Up to a point, implementing larger caches can improve aggregate performance in higher-latency processor design configurations. Beyond a point, larger caches aren't performance- or cost-effective. Conversely, lower-latency processor designs mean that cache misses are less costly, and that L1 or particularly L2 caches can be smaller.
For a reasonable comparison of what changing the latencies within a design can provide, here is a LANL write-up from the Alpha microprocessor environment, and where Alpha EV7 had (for its time) low interprocessor and low memory latency and with toroidal processor links as compared with its Alpha EV68 predecessors and hierarchical or bus-based systems:
Among the x86 designs, the Xeon Nehalem-class processors have substantially better latencies (around 27 ns and 54 ns remote) than previous generations of Xeon processors. And rather better than the Alpha latencies discussed in the LANL document. Which means the effects of different cache sizes or access patterns can change.

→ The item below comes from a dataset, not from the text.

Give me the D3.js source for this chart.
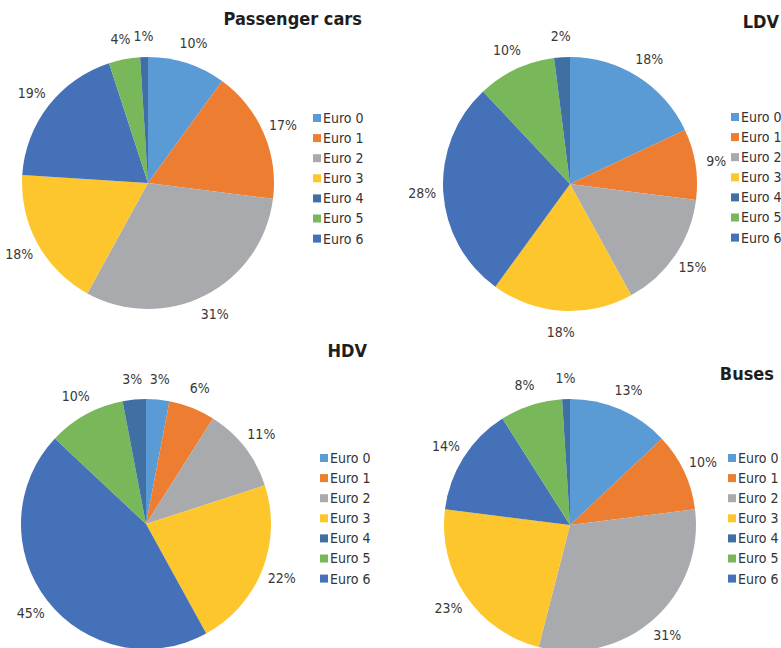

Branches, too, can play havoc with the instruction streams and with the efficacy of caching and of instruction decode. Branch often and performance can suffer. Highly pipelined designs can take bigger performance hits with branches.
The OS can't dedicate parts of the L1 cache to different applications (the CPU doesn't offer any feature to allow it to do so), nor would it be a good idea to do so.
Though I wonder if that's true of all SMT chips; I wonder if any chips have dual L1 caches for exactly this reason?